At present, there are real concerns that the usual way of approving treatments for general use takes far too long, and doesn’t take into account that some patients may be more responsive than others to some types of treatment. There is a process where patients may apply for funding if their doctor thinks they should have the treatment, but far too often these decisions come down to the area a patient lives, and the criteria of ‘exceptionality’ – which basically means patients have to prove they are more worthy than others.
Plaid plans to establish a national panel to approve/reject requests for treatment not ordinarily available for patients provided by our NHS. Its decisions would apply nationally so that the postcode lottery can be brought to an end. Plaid would also get rid of the criteria that patients demonstrate ‘exceptionality’ in order to be successful, which will lead to more patients benefiting from this. This would obviously lead to an increase in spending on drugs and other treatments.

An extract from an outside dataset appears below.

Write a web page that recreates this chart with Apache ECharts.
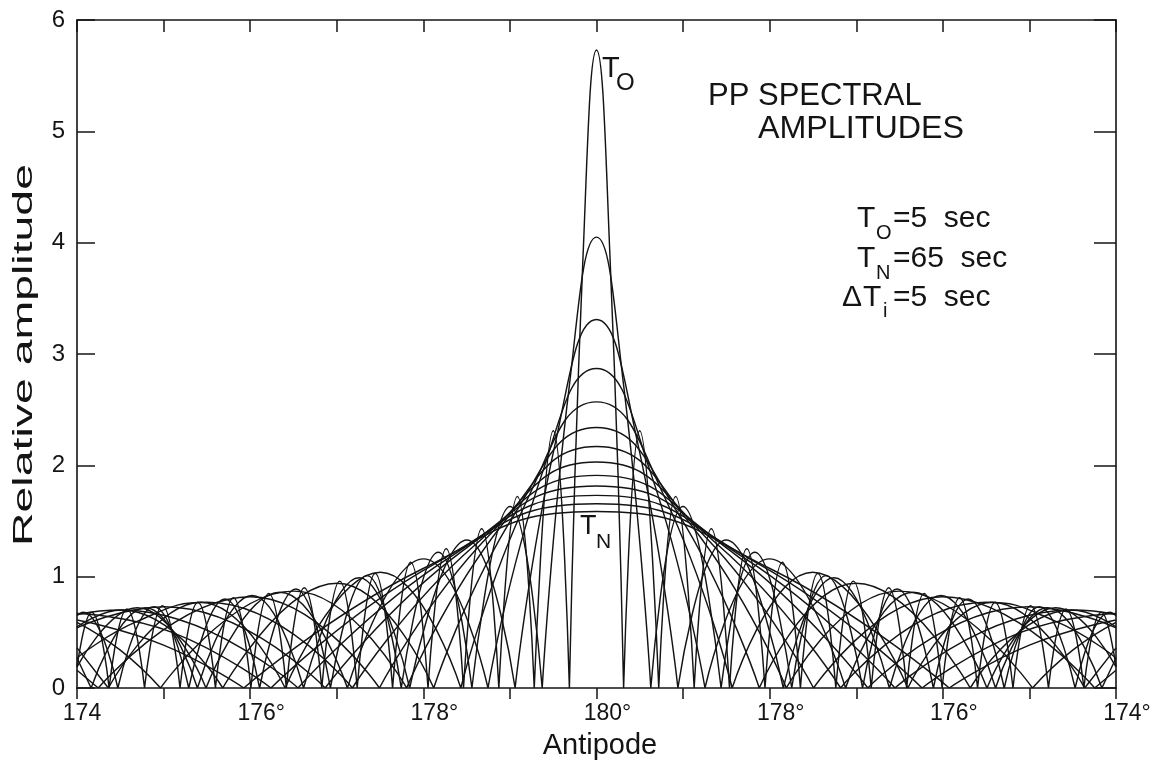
<!DOCTYPE html>
<html>
<head>
<meta charset="utf-8">
<script src="https://cdn.jsdelivr.net/npm/echarts@6/dist/echarts.min.js"></script>
<style>
  html, body { margin: 0; padding: 0; background: #ffffff; }
  #chart { width: 1163px; height: 771px; }
</style>
</head>
<body>
<div id="chart"></div>
<script>
// PP spectral amplitudes near the antipode, one curve per period
// (T0 = 5 s ... TN = 65 s, step 5 s).
// Each profile is one half: [distance from the antipode in degrees, relative amplitude].
// An amplitude of 0 marks a node where one lobe ends and the next begins.
const periods = [5, 10, 15, 20, 25, 30, 35, 40, 45, 50, 55, 60, 65];

const amp5 = [[0, 5.73], [0.157, 3.85], [0.313, 0], [0.499, 2.31], [0.719, 0], [0.914, 1.72],
  [1.128, 0], [1.326, 1.43], [1.536, 0], [1.736, 1.25], [1.946, 0], [2.146, 1.13], [2.355, 0],
  [2.556, 1.03], [2.764, 0], [2.966, 0.96], [3.173, 0], [3.375, 0.90], [3.582, 0], [3.785, 0.85],
  [3.992, 0], [4.194, 0.81], [4.401, 0], [4.604, 0.77], [4.810, 0], [5.013, 0.74], [5.220, 0],
  [5.423, 0.71], [5.629, 0], [5.832, 0.68], [6, 0.19]];
const amp10 = [[0, 4.05], [0.313, 2.72], [0.627, 0], [0.999, 1.63], [1.439, 0], [1.828, 1.22],
  [2.255, 0], [2.651, 1.01], [3.073, 0], [3.472, 0.89], [3.891, 0], [4.292, 0.80], [4.709, 0],
  [5.112, 0.73], [5.528, 0], [5.931, 0.68], [6, 0.65]];
const amp15 = [[0, 3.31], [0.47, 2.22], [0.94, 0], [1.498, 1.33], [2.158, 0], [2.742, 0.99],
  [3.383, 0], [3.977, 0.83], [4.609, 0], [5.208, 0.72], [5.837, 0], [6, 0.27]];
const amp20 = [[0, 2.87], [0.627, 1.93], [1.253, 0], [1.997, 1.16], [2.877, 0], [3.657, 0.86],
  [4.510, 0], [5.303, 0.72], [6, 0.19]];
const amp25 = [[0, 2.57], [0.783, 1.72], [1.567, 0], [2.496, 1.04], [3.596, 0], [4.571, 0.77],
  [5.638, 0], [6, 0.36]];
const amp30 = [[0, 2.34], [0.94, 1.57], [1.880, 0], [2.996, 0.94], [4.316, 0], [5.485, 0.70], [6, 0.55]];
const amp35 = [[0, 2.17], [1.097, 1.46], [2.193, 0], [3.495, 0.87], [5.035, 0], [5.5, 0.34], [6, 0.59]];
const amp40 = [[0, 2.03], [1.253, 1.36], [2.507, 0], [3.994, 0.82], [5.754, 0], [6, 0.16]];
const amp45 = [[0, 1.91], [1.41, 1.28], [2.820, 0], [4.493, 0.77], [5.3, 0.60], [6, 0.27]];
const amp50 = [[0, 1.815], [1.567, 1.22], [3.134, 0], [4.993, 0.73], [6, 0.54]];
const amp55 = [[0, 1.73], [1.723, 1.16], [3.447, 0], [5.492, 0.70], [6, 0.66]];
const amp60 = [[0, 1.655], [1.88, 1.11], [3.760, 0], [4.9, 0.50], [6, 0.67]];
const amp65 = [[0, 1.585], [2.037, 1.06], [4.074, 0], [5.0, 0.385], [6, 0.61]];

const profiles = [amp5, amp10, amp15, amp20, amp25, amp30, amp35, amp40, amp45, amp50, amp55, amp60, amp65];

// x axis runs 174° → 180° (antipode) → 174°, stored internally as 174 … 186
const xTickValues = [174, 176, 178, 180, 182, 184, 186];
const xTickText = ['174', '176°', '178°', '180°', '178°', '176°', '174°'];
const yTickValues = [0, 1, 2, 3, 4, 5, 6];

const FONT = '"Liberation Sans", Arial, sans-serif';
const INK = '#141414';

// Mirror a half profile about the antipode and break the polyline at every node,
// so each lobe touches the axis in a sharp cusp.
function fullProfile(half) {
  const left = half.slice().reverse().map(p => [180 - p[0], p[1]]);
  const right = half.slice(1).map(p => [180 + p[0], p[1]]);
  const out = [];
  left.concat(right).forEach(p => {
    out.push(p);
    if (p[1] === 0) { out.push([p[0], '-']); out.push(p); }
  });
  return out;
}

const series = profiles.map((half, i) => ({
  name: 'T = ' + periods[i] + ' s',
  type: 'line',
  data: fullProfile(half),
  smooth: 0.5,
  symbol: 'none',
  showSymbol: false,
  connectNulls: false,
  clip: true,
  silent: true,
  animation: false,
  lineStyle: { color: INK, width: 1.45 },
  z: 2
}));

function txt(x, y, s, size, opts) {
  opts = opts || {};
  return {
    type: 'text',
    x: x, y: y,
    rotation: opts.rotation || 0,
    scaleX: opts.scaleX || 1,
    silent: true,
    style: {
      text: s, x: 0, y: 0,
      font: size + 'px ' + FONT,
      fill: INK,
      textAlign: opts.align || 'left', align: opts.align || 'left',
      textVerticalAlign: 'middle', verticalAlign: 'middle'
    }
  };
}

const axisLine = { show: true, onZero: false, lineStyle: { color: INK, width: 1.6 } };
const tickStyle = { color: INK, width: 1.5 };
const tickFont = { fontSize: 23, fontFamily: FONT, color: INK };

const option = {
  backgroundColor: '#ffffff',
  animation: false,
  grid: { left: 77, right: 47, top: 20, bottom: 83, containLabel: false, outerBoundsMode: 'none' },
  xAxis: [
    {
      type: 'value', min: 174, max: 186, interval: 1, position: 'bottom',
      axisLine: axisLine,
      axisTick: { show: true, inside: false, length: 11, lineStyle: tickStyle },
      axisLabel: Object.assign({
        show: true, margin: 14,
        // digits sit centred on the tick; the degree sign hangs to the right
        formatter: v => {
          const k = xTickValues.indexOf(v);
          if (k < 0) return '';
          return (xTickText[k].indexOf('°') >= 0 ? '{d|' : '{p|') + xTickText[k] + '}';
        },
        rich: {
          d: Object.assign({ padding: [0, 0, 0, 22] }, tickFont),
          p: Object.assign({ padding: [0, 0, 0, 10] }, tickFont)
        }
      }, tickFont),
      splitLine: { show: false }
    },
    {
      type: 'value', min: 174, max: 186, interval: 1, position: 'top',
      axisLine: axisLine,
      axisTick: { show: true, inside: true, length: 12, lineStyle: tickStyle },
      axisLabel: { show: false },
      splitLine: { show: false }
    }
  ],
  yAxis: [
    {
      type: 'value', min: 0, max: 6, interval: 1, position: 'left',
      axisLine: axisLine,
      axisTick: { show: true, inside: true, length: 18, lineStyle: tickStyle },
      axisLabel: {
        show: true, margin: 12, fontSize: 24, fontFamily: FONT, color: INK,
        formatter: v => (yTickValues.indexOf(v) >= 0 ? String(v) : '')
      },
      splitLine: { show: false }
    },
    {
      type: 'value', min: 0, max: 6, interval: 1, position: 'right',
      axisLine: axisLine,
      axisTick: { show: true, inside: true, length: 22, lineStyle: tickStyle },
      axisLabel: { show: false },
      splitLine: { show: false }
    }
  ],
  series: series,
  graphic: [
    // axis titles
    txt(600, 746, 'Antipode', 29, { align: 'center' }),
    txt(25, 355, 'Relative amplitude', 27, { align: 'center', rotation: Math.PI / 2, scaleX: 1.72 }),
    // title block
    txt(708, 96, 'PP SPECTRAL', 31),
    txt(758, 129, 'AMPLITUDES', 31, { scaleX: 1.04 }),
    // parameters
    txt(857, 219, 'T', 30), txt(876, 233, 'O', 20), txt(893, 219, '=5  sec', 30),
    txt(857, 259, 'T', 30), txt(876, 273, 'N', 20), txt(893, 259, '=65  sec', 30),
    txt(842, 298, 'Δ', 30), txt(863, 298, 'T', 30), txt(883, 311, 'i', 20), txt(893, 298, '=5  sec', 30),
    // curve labels
    txt(602, 69, 'T', 29), txt(616, 83, 'O', 24),
    txt(580, 527, 'T', 27), txt(596, 542, 'N', 21)
  ]
};

const chart = echarts.init(document.getElementById('chart'), null, { renderer: 'canvas' });
chart.setOption(option);
</script>
</body>
</html>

To cover these costs Plaid would fund this by establishing a ring fenced budget funded by the Pharmaceutical Price Regulation Scheme rebate payments that Wales receives every year. In 2015/16 this fund would be £56 million.
National panels would be established for each speciality where these issues tend to arise e.g. a national panel for cancer. When a doctor found they could not access treatment for a patient in the usual manner, they could apply to the National Panel by making an individual patient funding request, getting two other doctors to support the application. The doctor would have to demonstrate that the treatment proposed would be effective in treating the patient or significantly prolonging their life. Doctors would also have to keep a record of the patient’s progress to ensure we weren’t wasting money on treatments that didn’t work.